Storm in a Teacup: The Physics of Everyday Life(80)

But the meandering of the poles is only the start. The Earth’s fickle magnetic field has far more to offer than navigational assistance. And the clues it leaves behind have provided the final confirmation of one of the most controversial, simple, and profound ideas that geologists have ever had. The continents, the immense rocky masses that dominate Earth’s surface, are moving.


IN THE 1950S, human civilization was whooshing into a new technological and scientific era. The foundations of our modern society were being laid: Microwave ovens, Legos, Velcro, and the bikini had all arrived and were working their way into popular use. Humanity was coming to terms with the arrival of the atomic age, social rules were being completely rewritten, and credit cards had just been invented. And yet, in the midst of all this galloping modernity, we couldn’t make sense of the planet we were living on. Geologists had been fantastic at cataloging the Earth’s rocks, but they couldn’t explain the Earth itself. Where did all these mountains come from? Why is this volcano here? Why are some rocks so old and some so new? Why are the rocks different everywhere you look?

One of the many observations crying out for a satisfactory explanation was that the east coast of South America and the west coast of Africa looked as though they had once fit together like jigsaw-puzzle pieces. The rocks matched, the shapes matched, and the fossils matched. How could all that possibly be coincidence? But most scientists just saw it as an unimportant curiosity; it was almost unthinkable that anything that big could go anywhere. In the early 1900s, a German researcher named Alfred Wegener finally gathered together all the evidence and proposed the idea of “continental drift.” Wegener suggested that South America and Africa had once been connected, and that one of these huge land masses had broken away from the other and drifted across the face of the planet. Very few scientists took this idea seriously, because the idea of something as gigantic as a continent just drifting 3,000 miles to the west seemed ludicrous. If that was true, what was doing the pushing? Wegener himself suggested that the continents plowed through the oceanic rock, but couldn’t provide any evidence. There was no “how” and no “why,” and the theory was quickly shelved. No one else had any better ideas, and the question was left alone.

By the 1950s, there still weren’t any better ideas around, but there were some new measurements. The lava spewed out by volcanoes had iron-rich compounds in it, and it was discovered that each speck of one of those compounds could act like a compass needle, twisting around to line up with the local magnetic field.
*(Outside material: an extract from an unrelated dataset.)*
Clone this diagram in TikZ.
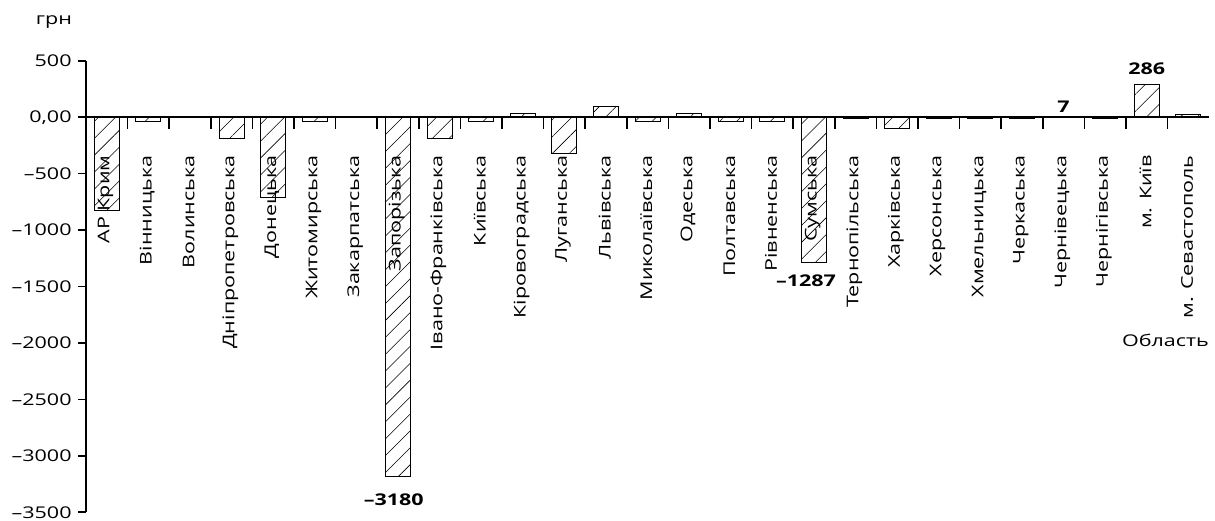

The really useful part was that when the lava cooled down and formed solid rock, the tiny iron minerals couldn’t move anymore, so they were locked in position. These tiny frozen compasses meant that a record of the Earth’s magnetic field was built into the rock at the moment it formed. When geologists used this record to look at the changes in the magnetic field through the ages, something even more curious came to light. The direction of the Earth’s magnetic field seemed to reverse every few hundred thousand years. It completely flipped, so that south became north and north became south. It didn’t seem to matter too much, but it was very odd.

Then the geologists got to the sea floor. One of the many unexplained phenomena of the Earth’s structure was that several oceans had ridges of underwater mountains running in vast lines across the flat plains of the ocean floor. No one knew what they were doing there. The most famous is the mid-Atlantic ridge, a line of volcanoes that starts above water (the country we call Iceland is just the protruding end of this ridge) and then disappears underwater, where it zigzags all the way down the center of the Atlantic Ocean almost to Antarctica. Then, in 1960, magnetic measurements showed that the magnetism of the rocks surrounding that ridge was very strange indeed. It was striped, and the stripes ran parallel to the ridge. As you went away from the central ridge, the sea-floor rocks had magnetism that pointed north, then south, then north again, and these stripes ran the length of the mountain range. And it got weirder. If you looked at the other side of the ridge, the magnetic stripes there were an exact mirror image.

In 1962 two British scientists, Drummond Hoyle Matthews and Fred Vine, made the link.?? With hindsight, you can almost hear the solid “click” as all the strange pieces of geology dropped into place. What if, they said, the sea-floor volcanoes are building new sea floor as the continents move apart? The magnetism at the ridge lines up with today’s magnetic field. But as the continents move apart, that rock from the ridges is carried out to both sides of the volcanoes and new rock is made. When the Earth’s magnetic field reverses, the magnetism of the new lava will also reverse, starting a new stripe that points in the opposite direction. The reason the stripes are a mirror image of each other is that each stripe represents a period of one magnetic alignment, before it flips back the other way. Other discoveries around the same time showed the places where old sea floor was being destroyed, which was important because the planet itself stays the same size. On the other side of South America, the Andes mountain range exists because that’s where old sea floor from the Pacific is being pushed underneath the continent, back down into the Earth’s mantle. Once you know that the continents can be shunted around, colliding and separating, creating and destroying sea floor as they go, the patterns of geology make sense. This was the seminal moment in geology, the discovery of plate tectonics. Plate tectonics is now the backbone of everything we understand about why the Earth is the way it is.